Alors qu’elle allait être condamnée, Hypéride, défenseur et amant de Phryné, déchira son vêtement, exposant sa poitrine. Les juges, impressionnés par sa beauté, l’acquittèrent.
Hypéride innove avec une nouvelle stratégie oratoire, où la vue est plus forte que la parole, ce qui lui permet d’obtenir la grâce des juges.
En revanche, pour Alciphron raconte que la courtisane déchire, elle-même, sa tunique et montre sa poitrine dénudée aux juges.
Dans les Mémorables de Xénophon, Socrate se voit confronté au défi d’une beauté qui « parle d’elle-même », en évoquant la courtisane Théodote.
Le procès de Phryné illustre ainsi ce thème de l’argument rhétorique (topos) de manière significative.
L’Iliade avait déjà initié cette idée :
Par exemple, Hécube montre son sein à Hector. Cet acte représente un argument féminin et maternel pour convaincre son fils de ne pas affronter Achille.
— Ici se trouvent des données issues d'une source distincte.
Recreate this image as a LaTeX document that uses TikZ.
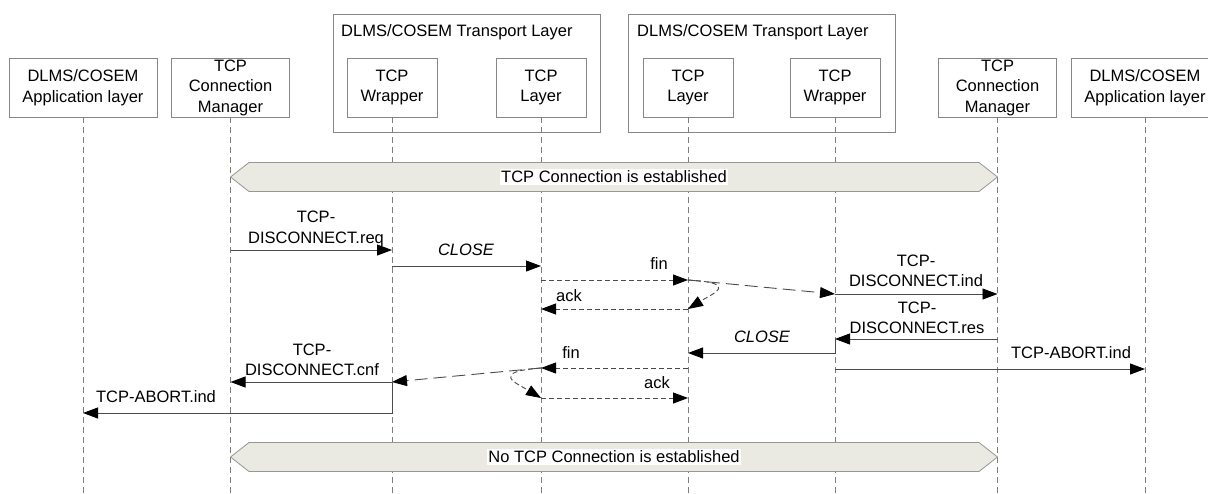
\documentclass[tikz,border=0pt]{standalone}
\usepackage{fontspec}
\setmainfont{Liberation Sans}
\usetikzlibrary{arrows.meta}

\definecolor{boxgray}{RGB}{135,135,135}
\definecolor{lifegray}{RGB}{125,125,125}
\definecolor{msggray}{RGB}{75,75,75}
\definecolor{bannerfill}{RGB}{234,234,226}
\definecolor{bannerline}{RGB}{150,150,150}

\tikzset{
  txt/.style={font=\fontsize{16.5}{20.5}\selectfont},
  obj/.style={txt, draw=boxgray, line width=0.8pt, minimum height=59pt, inner sep=0pt, align=center},
  group/.style={draw=boxgray, line width=0.8pt, minimum width=267pt, minimum height=118pt, inner sep=0pt},
  grouptitle/.style={txt, anchor=west, inner sep=0pt},
  life/.style={draw=lifegray, line width=0.8pt, dash pattern=on 6pt off 4pt},
  tip/.style={-{Triangle[length=15pt,width=11pt,color=black]}},
  msg/.style={tip, draw=msggray, line width=0.9pt},
  shortdash/.style={msg, dash pattern=on 5pt off 3pt},
  longdash/.style={msg, dash pattern=on 13pt off 6pt},
  lbl/.style={txt, inner sep=0pt, align=center},
  banner/.style={fill=bannerfill, draw=bannerline, line width=0.8pt},
  bannertext/.style={txt, fill=white, inner sep=1.5pt}
}

\begin{document}
\begin{tikzpicture}[x=1pt,y=-1pt]
\useasboundingbox (0,0) rectangle (1208,493);

% participants
\node[obj, minimum width=148pt] (appL) at (83,87.5) {DLMS/COSEM\\Application layer};
\node[obj, minimum width=118pt] (cmL) at (230.5,87.5) {TCP\\Connection\\Manager};

\node[group] (trL) at (466.5,73) {};
\node[grouptitle] (trLt) at (341,32) {DLMS/COSEM Transport Layer};
\node[obj, minimum width=90pt] (wrL) at (392,87.5) {TCP\\Wrapper};
\node[obj, minimum width=90pt] (lyL) at (541,87.5) {TCP\\Layer};

\node[group] (trR) at (761.5,73) {};
\node[grouptitle] (trRt) at (637,32) {DLMS/COSEM Transport Layer};
\node[obj, minimum width=90pt] (lyR) at (688,87.5) {TCP\\Layer};
\node[obj, minimum width=90pt] (wrR) at (835,87.5) {TCP\\Wrapper};

\node[obj, minimum width=118pt] (cmR) at (997.5,87.5) {TCP\\Connection\\Manager};
\node[obj, minimum width=148pt] (appR) at (1145,87.5) {DLMS/COSEM\\Application layer};

% lifelines
\foreach \n in {appL,cmL,wrL,lyL,lyR,wrR,cmR,appR}
  \draw[life] (\n.south) -- (\n.south |- 0,493);

% state banners
\path[banner] (230.5,177) -- (249,162.5) -- (979,162.5) -- (997.5,177) -- (979,191.5) -- (249,191.5) -- cycle;
\node[bannertext] (est) at (614,177) {TCP Connection is established};

\path[banner] (230.5,457) -- (249,442.5) -- (979,442.5) -- (997.5,457) -- (979,471.5) -- (249,471.5) -- cycle;
\node[bannertext] (noest) at (614,457) {No TCP Connection is established};

% disconnect request side
\draw[msg] (cmL |- 0,250) -- (wrL |- 0,250);
\node[lbl] (lreq) at (316,229) {TCP-\\DISCONNECT.req};

\draw[msg] (wrL |- 0,266) -- (lyL |- 0,266);
\node[lbl, font=\fontsize{16.5}{20.5}\selectfont\itshape] (lclose1) at (466,250) {CLOSE};

\draw[shortdash] (lyL |- 0,280) -- (lyR |- 0,280);
\node[lbl] (lfin1) at (659,264) {fin};

\draw[longdash] (lyR |- 0,280) -- (wrR |- 0,294);
\draw[shortdash] (lyR |- 0,280) .. controls (741,283) and (712,294) .. (lyR |- 0,309);
\draw[shortdash] (lyR |- 0,309) -- (lyL |- 0,309);
\node[lbl] (lack1) at (569,296) {ack};

\draw[msg] (wrR |- 0,294) -- (cmR |- 0,294);
\node[lbl] (lind) at (916,271) {TCP-\\DISCONNECT.ind};

\draw[msg] (cmR |- 0,339) -- (wrR |- 0,339);
\node[lbl] (lres) at (917,318) {TCP-\\DISCONNECT.res};

\draw[msg] (wrR |- 0,339) |- (lyR |- 0,353);
\node[lbl, font=\fontsize{16.5}{20.5}\selectfont\itshape] (lclose2) at (762,337) {CLOSE};

\draw[msg] (wrR |- 0,369) -- (appR |- 0,369);
\node[lbl] (labortR) at (1071,353) {TCP-ABORT.ind};

% closing handshake back to the initiator
\draw[shortdash] (lyR |- 0,368) -- (lyL |- 0,368);
\node[lbl] (lfin2) at (571,353) {fin};

\draw[longdash] (lyL |- 0,368) -- (wrL |- 0,382);
\draw[shortdash] (lyL |- 0,368) .. controls (488,372) and (518,384) .. (lyL |- 0,398);
\draw[shortdash] (lyL |- 0,398) -- (lyR |- 0,398);
\node[lbl] (lack2) at (657,383) {ack};

\draw[msg] (wrL |- 0,382) -- (cmL |- 0,382);
\node[lbl] (lcnf) at (312,360) {TCP-\\DISCONNECT.cnf};

\draw[msg] (wrL |- 0,382) |- (appL |- 0,413);
\node[lbl] (labortL) at (156,397) {TCP-ABORT.ind};
\end{tikzpicture}
\end{document}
La dénudation du sein maternel parce qu’il fut nourricier aurait dû convaincre.
Aristophane, lui, en rira : dans Lysistrata, les femmes d’Athènes se préparent à une grève du sexe tout en attirant leurs maris par leur maquillage et leurs vêtements séduisants, qu’elles ôteront pour être nues et épilées, dans l’espoir de favoriser la paix.
Empédocle, alors qu’il définit le divin, « Peithô est liée aux deux sens » : la vue (les yeux) et le toucher (la main) « sont les moyens par lesquels la grand’route de la persuasion s’enfonce dans l’esprit des hommes »
La véritable beauté est celle des dieux, celle qui éblouit et dont on est obligé de se détourner57. Comme l’affirme Héra, il est « difficile de soutenir la vue de dieux qui apparaissent de face »58. Les regarder et les contempler sont, de ce fait, dangereux.
S’il est impossible d’en vérifier la véracité du geste de Phryné, imposé ou voulu de sa part, dévoiler un sein en arrachant un vêtement est un geste de supplication visant à convaincre par la pitié. Souvent accompagné de larmes ou de paroles poignantes.
On sait très peu de choses avec certitude sur la vie de Phryné, et une grande partie de sa biographie est peut être inventée.
Helen Morales, professeur d’études helléniques, écrit que séparer les faits de la fiction dans les récits de la vie de Phryné est « impossible ».